Department-agnostic employee key performance indicators

Department-agnostic employee KPIs are simple ways to check how well any employee is doing, no matter their job. They look at important things like how productive someone is, the quality of their work, and how well they work with others. Using these KPIs helps companies fairly measure and improve everyone’s work, keep performance steady across teams, and reach their business goals.

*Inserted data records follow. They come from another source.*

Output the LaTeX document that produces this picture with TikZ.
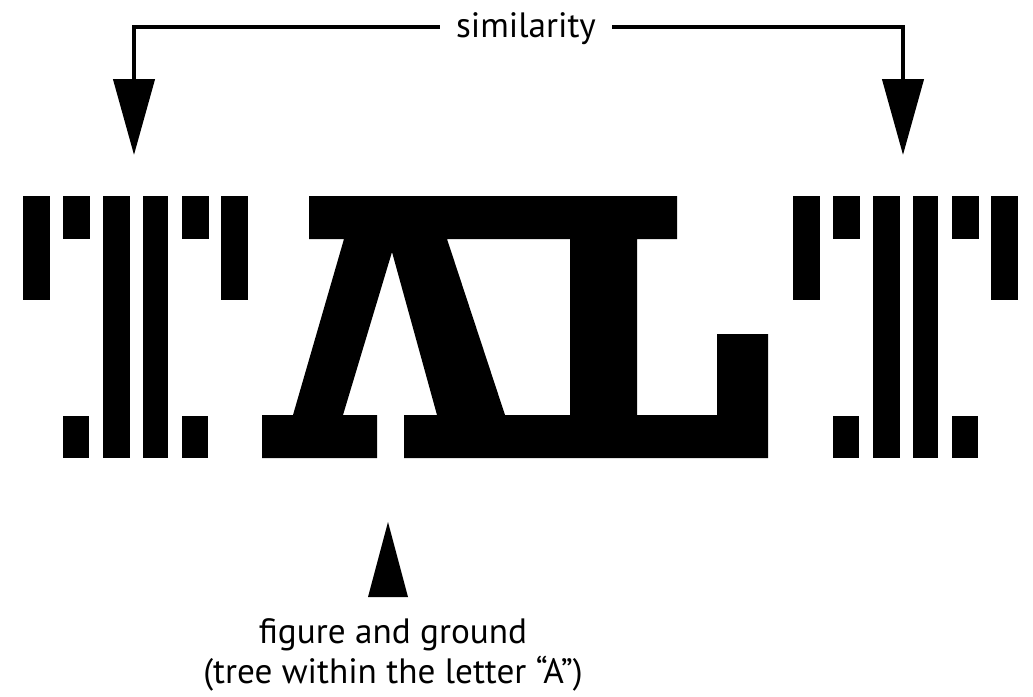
\documentclass[tikz,border=0pt]{standalone}
\usepackage{fontspec}
\setmainfont{PT Sans}
\usetikzlibrary{arrows.meta}
\begin{document}
\begin{tikzpicture}
    [x=0.5pt,y=-0.5pt,
     conn/.style={line width=2.2pt,-{Triangle[length=38pt,width=20.5pt]}},
     txt/.style={font=\fontsize{17.6}{20}\selectfont,inner sep=0pt}]
    \useasboundingbox (0,0) rectangle (1033,696);
    %similarity label and arrows
    \node[txt,inner xsep=8pt,text height=12pt,text depth=2pt] (sim) at (526,27) {similarity};
    \coordinate (lefttip) at (134,155);
    \coordinate (righttip) at (903,155);
    \draw[conn] (sim.west) -| (lefttip);
    \draw[conn] (sim.east) -| (righttip);
    %striped T, left and right
    \foreach \dx in {0,770}{
    \fill (23+\dx,196) rectangle (50+\dx,300);
    \fill (63+\dx,196) rectangle (90+\dx,239);
    \fill (103+\dx,196) rectangle (130+\dx,458);
    \fill (143+\dx,196) rectangle (168+\dx,458);
    \fill (182+\dx,196) rectangle (209+\dx,239);
    \fill (221+\dx,196) rectangle (248+\dx,300);
    \fill (63+\dx,416) rectangle (89+\dx,458);
    \fill (182+\dx,416) rectangle (208+\dx,458);
    }
    %A and L with the tree
    \fill[even odd rule] (309,196)--(677,196)--(677,239)--(637,239)--(637,415)
    --(717,415)--(717,334)--(768,334)--(768,458)--(404,458)--(404,415)
    --(437,415)--(392,252)--(343,415)--(377,415)--(377,458)--(262,458)
    --(262,415)--(293,415)--(344,239)--(309,239)--cycle
    (447,239)--(570,239)--(570,415)--(505,415)--cycle;
    %marker and caption
    \fill (388,522)--(408,597)--(368,597)--cycle;
    \node[txt,anchor=base,align=center] (fg) at (393,683) {figure and ground\\(tree within the letter “A”)};
\end{tikzpicture}
\end{document}
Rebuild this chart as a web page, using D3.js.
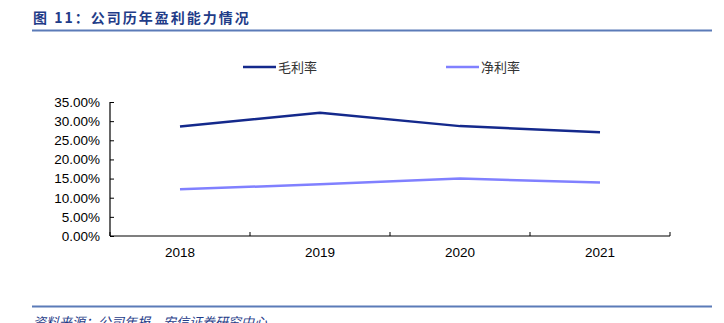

  • Productivity: How much work an employee completes in a set time
  • Quality of work: How accurate and error-free their work is
  • Attendance and punctuality: How often they show up on time and ready to work
  • Collaboration: How well they work with others and contribute to team goals
  • Communication: Clarity and effectiveness in sharing information with coworkers and supervisors
  • Problem-solving: Ability to handle challenges and find solutions quickly
  • Adherence to deadlines: Completing tasks on or before the due date
  • Learning and development: Effort put into improving skills and knowledge
  • Customer or client feedback: How well the employee meets the needs of internal or external customers
  • Initiative: Willingness to take on new tasks or go beyond basic job duties

Conclusion

Key Performance Indicators (KPIs) are important tools that help organizations see how well they are reaching their goals. By choosing the right KPIs, businesses can check their progress, find ways to improve, and make smart decisions to do better. KPIs help teams and employees work toward the company’s goals, keeping everyone responsible and focused. When used the right way, KPIs help the organization grow and succeed, making them a key part of any business plan.